Last Time

The chi-squared test for goodness-of-fit allows us to assess a null model for a single proportion when we have multiple categories instead of just “success” or “failure”. For example:

• Does SLCPD disproportionately use force against people of color?

• Is jury selection racially biased in small Southern towns?

• Is there statistically significant evidence that the distribution of cylinders in cars manufactured in the 70s is unequal?

When there are only two categories, one can still run a chi-square test, and the results are more or less the same as the one-proportion test.

Exercise 1. Recall the juror example from last time: We considered a group of 275 voters in a small county. We import the dataset (which you should have uploaded to the same folder as this .Rmd file) in the following code chunk:

library(readr)
jury <- read_csv("jury.txt")
## Parsed with column specification:
## cols(
##   race = col_character()
## )

The following table shows the number of voters in the pool (observed data) and the proportions of registered voters in the county (expected counts):

library(mosaic)
race_tally <- tally(~ race, data = jury)
race_tally
## race
##    black hispanic    other    white 
##       26       25       19      205
  1. Verify that the conditions for the chi-square distribution are satisfied in this case.

  2. Compute \(\chi^{2}\) in the context of a hypothesis test to determine whether there is evidence of racial bias in how jurors were sampled. How many degrees of freedom are there in this case? What conclusion would you draw here? (The following code chunk will compute \(\chi^{2}\) for you.) Note that we’re using the expected counts from our null hypothesis after the p command below:

jury_test <- chisq.test(race_tally, p = c(19.25, 33, 24.75, 198), rescale.p = TRUE)
chisq <- jury_test$statistic
chisq
## X-squared 
##   5.88961

For the test statistic \(\chi^{2}\approx 5.89\) obtained from the distribution of races in the jury, we can compute a p-value as follows:

  1. Plot the null distribution.
pdist("chisq", df = 3, q = chisq)

## X-squared 
## 0.8828938
  1. Why is the number of degrees of freedom (df) equal to 3?
  1. Calculate the p-value.
1 - pdist("chisq", df = 3, q = 5.89,          
        plot = FALSE)
## [1] 0.1170863
  1. Why did we use 1 minus pdist and not just pdist to compute the P-value here?

  2. Based on the P-value, would you decide to reject or fail to reject the null hypothesis of no discrimination in jury selection? Explain your answer.

Post-hoc analysis

“Post-hoc” is a fancy Latin phrase for “after the fact”; that is, we’re analyzing our data further after computing a chi-squared test statistic and P-value.

When we reject the null, we are left with a very vague alternative hypothesis: there were not the same number of cases in every category, i.e. there was a difference somewhere in one or more categories. Often, we want to follow up to figure out which categories are the ones deviating from the null expectation.
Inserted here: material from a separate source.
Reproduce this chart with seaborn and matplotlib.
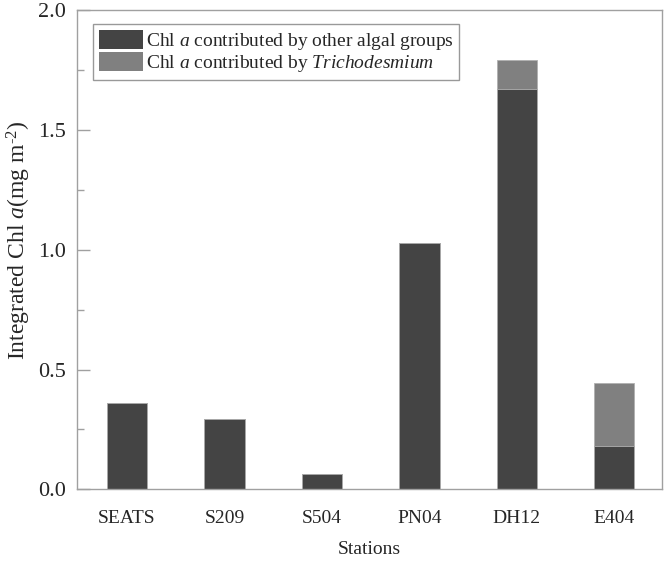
import matplotlib
matplotlib.use('Agg')
import matplotlib.pyplot as plt
import matplotlib.patches as mpatches
from matplotlib.ticker import MultipleLocator
import pandas as pd
import seaborn as sns

# Integrated Chl a per station (mg m-2)
stations = ['SEATS', 'S209', 'S504', 'PN04', 'DH12', 'E404']
other_algae = [0.36, 0.295, 0.065, 1.03, 1.67, 0.18]
trichodesmium = [0.0, 0.0, 0.0, 0.0, 0.12, 0.265]

df = pd.DataFrame({'station': stations, 'other': other_algae, 'tricho': trichodesmium})
df['total'] = df['other'] + df['tricho']

sns.set_style('white')
plt.rcParams['font.family'] = ['Liberation Serif', 'DejaVu Serif']
plt.rcParams['mathtext.fontset'] = 'custom'
plt.rcParams['mathtext.rm'] = 'Liberation Serif'
plt.rcParams['mathtext.it'] = 'Liberation Serif:italic'

dark = '#444444'
light = '#808080'
axis_grey = '#a0a0a0'
fs = 14

fig = plt.figure(figsize=(6.66, 5.65), dpi=100)
ax = fig.add_axes([0.116, 0.134, 0.878, 0.848])

# totals in light grey first, then the other-algae part in dark grey over it
sns.barplot(data=df, x='station', y='total', color=light, width=0.415, saturation=1,
            edgecolor='#b0b0b0', linewidth=0.6, ax=ax)
sns.barplot(data=df, x='station', y='other', color=dark, width=0.415, saturation=1,
            edgecolor='#b0b0b0', linewidth=0.6, ax=ax)

ax.set_xlim(-0.51, 5.49)
ax.set_ylim(0, 2.0)
ax.yaxis.set_major_locator(MultipleLocator(0.5))
ax.yaxis.set_minor_locator(MultipleLocator(0.25))
ax.yaxis.set_major_formatter(plt.FormatStrFormatter('%.1f'))

for s in ax.spines.values():
    s.set_visible(True)
    s.set_color(axis_grey)
    s.set_linewidth(1.0)

ax.tick_params(axis='y', which='major', direction='in', length=9.5, width=1,
               color=axis_grey, labelsize=16, pad=8, left=True)
ax.tick_params(axis='y', which='minor', direction='in', length=4.8, width=1,
               color=axis_grey, left=True)
ax.tick_params(axis='x', which='both', length=0, labelsize=fs, pad=15)

ax.set_xlabel('Stations', fontsize=fs, labelpad=10)
ax.set_ylabel(r'Integrated Chl $a$(mg m$^{\text{-2}}$)', fontsize=17)
ax.yaxis.set_label_coords(-0.075, 0.52)

handles = [
    mpatches.Patch(facecolor=dark, edgecolor='none', label='Chl $a$ contributed by other algal groups'),
    mpatches.Patch(facecolor=light, edgecolor='none', label='Chl $a$ contributed by $Trichodesmium$'),
]
leg = ax.legend(handles=handles, loc='upper left', bbox_to_anchor=(0.0274, 0.971),
                borderaxespad=0, fontsize=fs, frameon=True, fancybox=False,
                framealpha=1, edgecolor='#999999', borderpad=0.3,
                handlelength=2.27, handleheight=1.13, handletextpad=0.12,
                labelspacing=0.0)
leg.get_frame().set_linewidth(1.0)

fig.savefig('out.png', dpi=100)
The best way to do this is to look at the residuals. A residual for a cell measures how far away the observed count is from the expected count. It does no good just to calculate \(O-E\) however; cells with a large count may be far away from their expected values only because they are large numbers. What we want is some kind of relative distance.

We could use the chi-square component from each category, i.e. \[\frac{(O-E)^{2}}{E}\].

In statistics, it is more traditional to look at the square root of this quantity: \[\sqrt{\frac{(O-E)^{2}}{E}}=\frac{O-E}{\sqrt{E}}\].

Why? Note that we squared the “z-scores” for each category and then added them together to compute the chi-squared test statistic. Taking the square root “undoes” this squaring, thus taking us back to the original z-scores.

Additionally, the above quantity can be positive or negative, and this gives us more information about the direction of deviation. We can view the residuals as follows:

jury_test$residuals
## race
##      black   hispanic      other      white 
##  1.5384678 -1.3926212 -1.1557935  0.4974683
  1. What is the largest residual in the case of the jury pool above? What should this mean in the context of racial discrimination in jury selection?